Max laughed again. He was twice her size, had different coloring, and he was a man. They looked nothing alike. “No. I think there’s something with her last job. I think it got ugly there.”
“You have to convince her that you’re the right one for sure.”
“But I’m not the right one for her.” Though his grandmother’s assurance that he was not his father was trying to burrow a hole in his brain and heart, he still wasn’t convinced that he was the right person for anyone.
“I know you don’t believe that, but I do and that’s enough.”
“You don’t have to do this.”
“Do what?”
“Make sure we’re happy. Despite what you think, we’re not children. We can make choices and live with the consequences.” This conversation made the depth of his grandmother’s guilt crystal clear.
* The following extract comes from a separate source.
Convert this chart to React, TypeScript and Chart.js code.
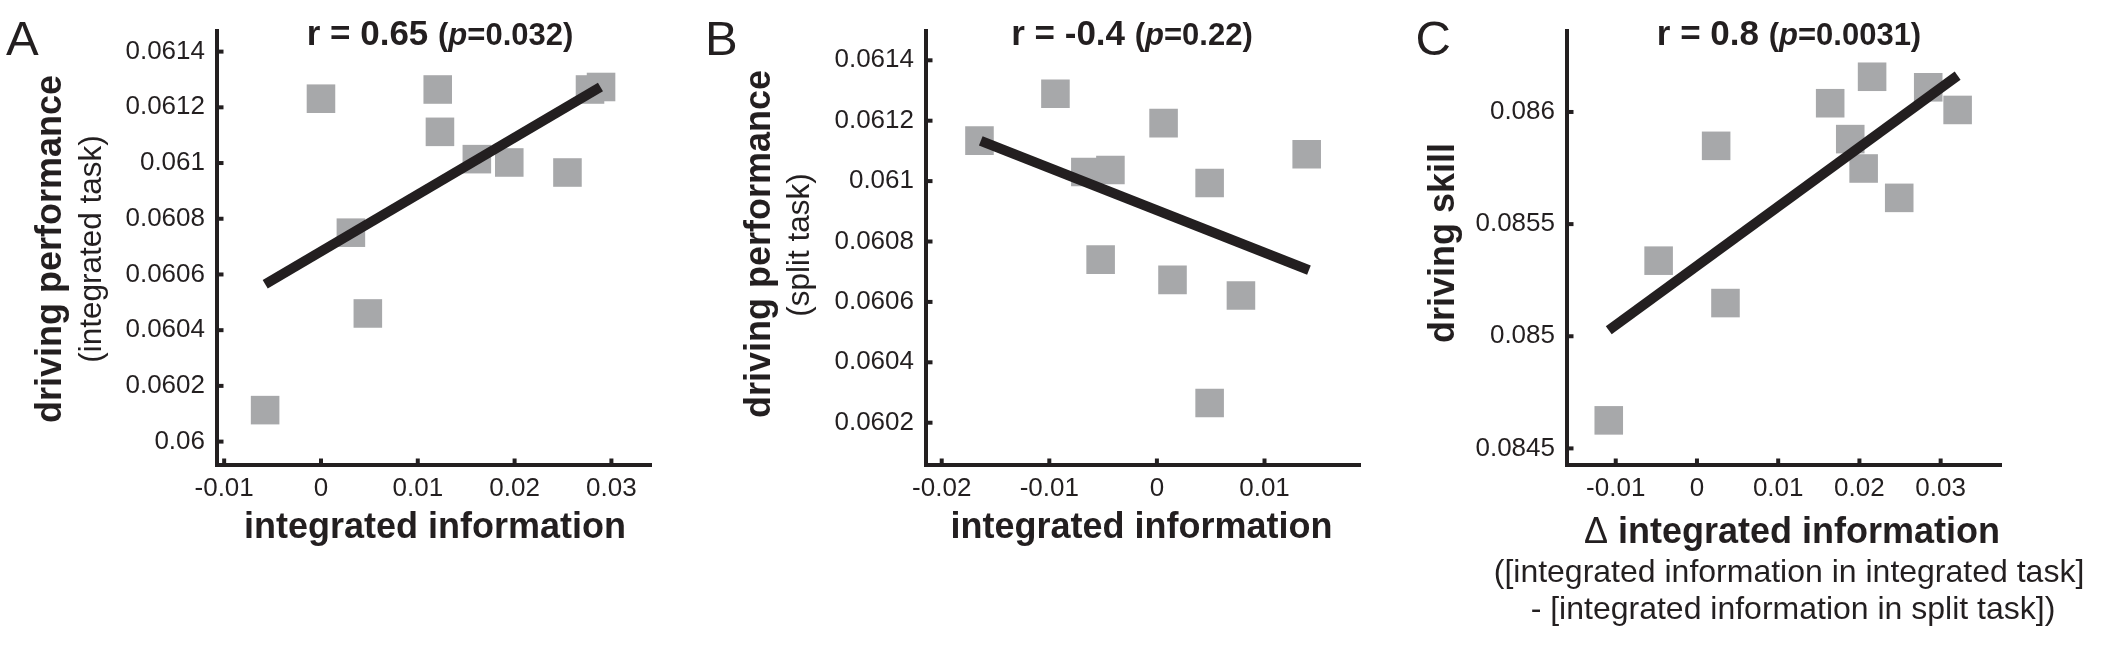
import React, { useEffect, useRef } from 'react';
import { Chart, registerables } from 'chart.js';

Chart.register(...registerables);

// ---------- data ----------
// Panel A: integrated task
const aIntegratedInfo = [0.0, 0.01206, 0.01229, 0.0161, 0.01945, 0.02546, 0.02779, 0.02893, 0.00309, 0.00484, -0.00577];
const aDrivingPerf = [0.061231, 0.061264, 0.061112, 0.061014, 0.061002, 0.060966, 0.061264, 0.061273, 0.06075, 0.06046, 0.060113];
const aFitX = [-0.00576, 0.02887];
const aFitY = [0.060565, 0.061273];
const aXTicks = [-0.01, 0, 0.01, 0.02, 0.03];
const aXTickLabels = ['-0.01', '0', '0.01', '0.02', '0.03'];
const aYTicks = [0.06, 0.0602, 0.0604, 0.0606, 0.0608, 0.061, 0.0612, 0.0614];
const aYTickLabels = ['0.06', '0.0602', '0.0604', '0.0606', '0.0608', '0.061', '0.0612', '0.0614'];

// Panel B: split task
const bIntegratedInfo = [-0.01649, -0.00943, 0.00062, -0.00665, -0.00432, 0.0049, 0.01392, -0.00523, 0.00145, 0.00781, 0.0049];
const bDrivingPerf = [0.061134, 0.061289, 0.061192, 0.06103, 0.061037, 0.060994, 0.061089, 0.06074, 0.060673, 0.060621, 0.060265];
const bFitX = [-0.01637, 0.01413];
const bFitY = [0.061133, 0.060705];
const bXTicks = [-0.02, -0.01, 0, 0.01];
const bXTickLabels = ['-0.02', '-0.01', '0', '0.01'];
const bYTicks = [0.0602, 0.0604, 0.0606, 0.0608, 0.061, 0.0612, 0.0614];
const bYTickLabels = ['0.0602', '0.0604', '0.0606', '0.0608', '0.061', '0.0612', '0.0614'];

// Panel C: delta integrated information vs driving skill
const cDeltaInfo = [-0.01086, -0.00472, 0.00236, 0.00351, 0.0164, 0.02156, 0.02847, 0.03209, 0.01887, 0.02052, 0.0249];
const cDrivingSkill = [0.084625, 0.085337, 0.085849, 0.085148, 0.086039, 0.086157, 0.08611, 0.086009, 0.085879, 0.085748, 0.085617];
const cFitX = [-0.01086, 0.03209];
const cFitY = [0.085027, 0.086162];
const cXTicks = [-0.01, 0, 0.01, 0.02, 0.03];
const cXTickLabels = ['-0.01', '0', '0.01', '0.02', '0.03'];
const cYTicks = [0.0845, 0.085, 0.0855, 0.086];
const cYTickLabels = ['0.0845', '0.085', '0.0855', '0.086'];

// ---------- styles ----------
const INK = '#231f20';
const GREY = '#a7a8aa';
const FAMILY = "'Liberation Sans', Arial, Helvetica, sans-serif";
const f = (size: number, weight = 'normal', style = 'normal') => `${style} ${weight} ${size}px ${FAMILY}`;

type Run = { text: string; font: string };

interface PanelCfg {
  left: number;
  width: number;
  axisLeft: number;
  axisRight: number;
  xMin: number; xMax: number; yMin: number; yMax: number;
  xs: number[]; ys: number[]; fitX: number[]; fitY: number[];
  xTicks: number[]; xTickLabels: string[]; yTicks: number[]; yTickLabels: string[];
  letter: string; letterX: number;
  title: Run[]; titleX: number;
  yLabels: { runs: Run[]; x: number; cy: number }[];
  xLabels: { runs: Run[]; cx: number; y: number }[];
}

const TOP = 31;
const BOTTOM = 465;
const H = 655;

const titleRuns = (r: string, p: string): Run[] => [
  { text: `r = ${r} `, font: f(35, 'bold') },
  { text: '(', font: f(31, 'bold') },
  { text: 'p', font: f(31, 'bold', 'italic') },
  { text: `=${p})`, font: f(31, 'bold') },
];

const panels: PanelCfg[] = [
  {
    left: 0, width: 700, axisLeft: 217, axisRight: 651,
    xMin: -0.01074, xMax: 0.03409, yMin: 0.059916, yMax: 0.061474,
    xs: aIntegratedInfo, ys: aDrivingPerf, fitX: aFitX, fitY: aFitY,
    xTicks: aXTicks, xTickLabels: aXTickLabels, yTicks: aYTicks, yTickLabels: aYTickLabels,
    letter: 'A', letterX: 6,
    title: titleRuns('0.65', '0.032'), titleX: 440,
    yLabels: [
      { runs: [{ text: 'driving performance', font: f(36, 'bold') }], x: 61, cy: 249 },
      { runs: [{ text: '(integrated task)', font: f(31.5) }], x: 100.5, cy: 249 },
    ],
    xLabels: [{ runs: [{ text: 'integrated information', font: f(36, 'bold') }], cx: 435, y: 538 }],
  },
  {
    left: 700, width: 700, axisLeft: 226, axisRight: 660.7,
    xMin: -0.02146, xMax: 0.01894, yMin: 0.06006, yMax: 0.061497,
    xs: bIntegratedInfo, ys: bDrivingPerf, fitX: bFitX, fitY: bFitY,
    xTicks: bXTicks, xTickLabels: bXTickLabels, yTicks: bYTicks, yTickLabels: bYTickLabels,
    letter: 'B', letterX: 5,
    title: titleRuns('-0.4', '0.22'), titleX: 432,
    yLabels: [
      { runs: [{ text: 'driving performance', font: f(36, 'bold') }], x: 70, cy: 244 },
      { runs: [{ text: '(split task)', font: f(31.5) }], x: 108.5, cy: 245 },
    ],
    xLabels: [{ runs: [{ text: 'integrated information', font: f(36, 'bold') }], cx: 441.5, y: 538 }],
  },
  {
    left: 1400, width: 701, axisLeft: 167, axisRight: 601,
    xMin: -0.016, xMax: 0.03743, yMin: 0.084426, yMax: 0.086361,
    xs: cDeltaInfo, ys: cDrivingSkill, fitX: cFitX, fitY: cFitY,
    xTicks: cXTicks, xTickLabels: cXTickLabels, yTicks: cYTicks, yTickLabels: cYTickLabels,
    letter: 'C', letterX: 15.5,
    title: titleRuns('0.8', '0.0031'), titleX: 389,
    yLabels: [{ runs: [{ text: 'driving skill', font: f(36, 'bold') }], x: 54, cy: 243 }],
    xLabels: [
      { runs: [{ text: '\u0394 ', font: f(36) }, { text: 'integrated information', font: f(36, 'bold') }], cx: 392, y: 543 },
      { runs: [{ text: '([integrated information in integrated task]', font: f(32) }], cx: 389, y: 582 },
      { runs: [{ text: '- [integrated information in split task])', font: f(32) }], cx: 393, y: 619 },
    ],
  },
];

function runsWidth(ctx: CanvasRenderingContext2D, runs: Run[]) {
  let w = 0;
  for (const r of runs) { ctx.font = r.font; w += ctx.measureText(r.text).width; }
  return w;
}

function drawRuns(ctx: CanvasRenderingContext2D, runs: Run[], cx: number, baseline: number) {
  const total = runsWidth(ctx, runs);
  let x = cx - total / 2;
  ctx.textAlign = 'left';
  ctx.textBaseline = 'alphabetic';
  for (const r of runs) {
    ctx.font = r.font;
    ctx.fillText(r.text, x, baseline);
    x += ctx.measureText(r.text).width;
  }
}

function makeDecor(cfg: PanelCfg) {
  return {
    id: 'decor' + cfg.letter,
    afterDraw(chart: any) {
      const ctx: CanvasRenderingContext2D = chart.ctx;
      const area = chart.chartArea;
      const xs = chart.scales.x;
      const ys = chart.scales.y;
      ctx.save();
      // inward tick marks
      ctx.strokeStyle = INK;
      ctx.lineWidth = 4;
      ctx.lineCap = 'butt';
      for (const t of xs.ticks) {
        const px = xs.getPixelForValue(t.value);
        ctx.beginPath();
        ctx.moveTo(px, area.bottom);
        ctx.lineTo(px, area.bottom - 6.5);
        ctx.stroke();
      }
      for (const t of ys.ticks) {
        const py = ys.getPixelForValue(t.value);
        ctx.beginPath();
        ctx.moveTo(area.left, py);
        ctx.lineTo(area.left + 6.5, py);
        ctx.stroke();
      }
      ctx.fillStyle = INK;
      // panel letter
      ctx.font = f(49);
      ctx.textAlign = 'left';
      ctx.textBaseline = 'alphabetic';
      ctx.fillText(cfg.letter, cfg.letterX, 55);
      // title
      drawRuns(ctx, cfg.title, cfg.titleX, 45);
      // y labels (rotated)
      for (const yl of cfg.yLabels) {
        ctx.save();
        ctx.translate(yl.x, yl.cy);
        ctx.rotate(-Math.PI / 2);
        drawRuns(ctx, yl.runs, 0, 0);
        ctx.restore();
      }
      // x labels
      for (const xl of cfg.xLabels) drawRuns(ctx, xl.runs, xl.cx, xl.y);
      ctx.restore();
    },
  };
}

function Panel({ cfg }: { cfg: PanelCfg }) {
  const ref = useRef<HTMLCanvasElement | null>(null);
  useEffect(() => {
    if (!ref.current) return;
    const points = cfg.xs.map((x, i) => ({ x, y: cfg.ys[i] }));
    const fit = cfg.fitX.map((x, i) => ({ x, y: cfg.fitY[i] }));
    const tickFont = { family: FAMILY, size: 26, weight: 'normal' as const };
    const chart = new Chart(ref.current, {
      type: 'scatter',
      data: {
        datasets: [
          {
            type: 'line',
            data: fit,
            borderColor: INK,
            borderWidth: 10,
            borderCapStyle: 'butt',
            pointRadius: 0,
            pointHoverRadius: 0,
            showLine: true,
            fill: false,
            tension: 0,
            order: 0,
          } as any,
          {
            type: 'scatter',
            data: points,
            pointStyle: 'rect',
            pointRadius: 20.2,
            pointHoverRadius: 20.2,
            pointBackgroundColor: GREY,
            pointBorderColor: GREY,
            pointBorderWidth: 0,
            pointHoverBorderWidth: 0,
            order: 1,
          } as any,
        ],
      },
      options: {
        animation: false,
        responsive: false,
        maintainAspectRatio: false,
        devicePixelRatio: 1,
        events: [],
        layout: { padding: { left: 0, top: TOP, right: cfg.width - cfg.axisRight, bottom: 0 } },
        plugins: { legend: { display: false }, tooltip: { enabled: false }, title: { display: false } },
        scales: {
          x: {
            type: 'linear',
            min: cfg.xMin,
            max: cfg.xMax,
            afterFit: (s: any) => { s.height = H - BOTTOM; },
            afterBuildTicks: (s: any) => { s.ticks = cfg.xTicks.map((v) => ({ value: v })); },
            ticks: {
              callback: (_v: any, i: number) => cfg.xTickLabels[i],
              font: tickFont,
              color: INK,
              padding: 8,
              autoSkip: false,
              maxRotation: 0,
              minRotation: 0,
            },
            grid: { display: false, drawTicks: false },
            border: { display: true, width: 4, color: INK },
          },
          y: {
            type: 'linear',
            min: cfg.yMin,
            max: cfg.yMax,
            afterFit: (s: any) => { s.width = cfg.axisLeft; },
            afterBuildTicks: (s: any) => { s.ticks = cfg.yTicks.map((v) => ({ value: v })); },
            ticks: {
              callback: (_v: any, i: number) => cfg.yTickLabels[i],
              font: tickFont,
              color: INK,
              padding: 12,
              autoSkip: false,
            },
            grid: { display: false, drawTicks: false },
            border: { display: true, width: 4, color: INK },
          },
        },
      } as any,
      plugins: [makeDecor(cfg)],
    });
    return () => chart.destroy();
  }, [cfg]);
  return (
    <canvas
      ref={ref}
      width={cfg.width}
      height={H}
      style={{ position: 'absolute', left: cfg.left, top: 0, width: cfg.width, height: H, display: 'block' }}
    />
  );
}

export default function App() {
  return (
    <div style={{ position: 'absolute', left: 0, top: 0, width: 2101, height: H, background: '#ffffff', overflow: 'hidden' }}>
      {panels.map((p) => (
        <Panel key={p.letter} cfg={p} />
      ))}
    </div>
  );
}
“If I had been able to swallow my pride and move here before my baby girl got involved with Alejandro.” Oh shit, the tears were back. “Maybe I could have stopped it. She was so young.”
Max pulled his grandmother into a
hug. “Then none of us would be here, and we wouldn’t be having this conversation.”
“What are you going to do about Letty?”
Always pushing her agenda.
“I’m going to apologize for creating a hostile work environment.”
Chapter 6
Letty struggled to keep her head high walking into work the next day. She had nothing to be ashamed of, but she couldn’t help wondering if Max would get mad about her telling him no. That’s what her ex would have done. Whenever she’d denied him anything—time, money to do something, butt sex—he’d sulked.
She tried to tell herself that Max wouldn’t do that. Even though he was a grump, he was so different from Simon. Not just the way he looked—ruggedly masculine instead of polished and debonair—but the way he made her feel. Still, she couldn’t trust it enough to start an affair with her second boss in a row.
Regardless, she was ready to give him the benefit of the doubt and start with a clean slate as she set up her laptop and pulled up his website. Even if her every instinct was screaming at her not to trust someone she’d just met—someone who hadn’t even wanted her here and already hit on her. That was the worst thing about what Simon had done to her; he’d made her believe that she couldn’t trust herself. Of all the things he’d stolen from her—things she’d handed over stupidly—that was the worst.
Her relief when he wasn’t at his worktable was like a tangible thing in her body. Even though she had a nagging worry about the true conditions of her employment, she couldn’t guarantee that she wouldn’t jump him given another opportunity. And then the thought that he was up in his loft with some woman that he’d picked up because she’d turned him down sat on her brain and twisted her insides. Even if they couldn’t do it for two more weeks, she didn’t want him doing it with anyone else.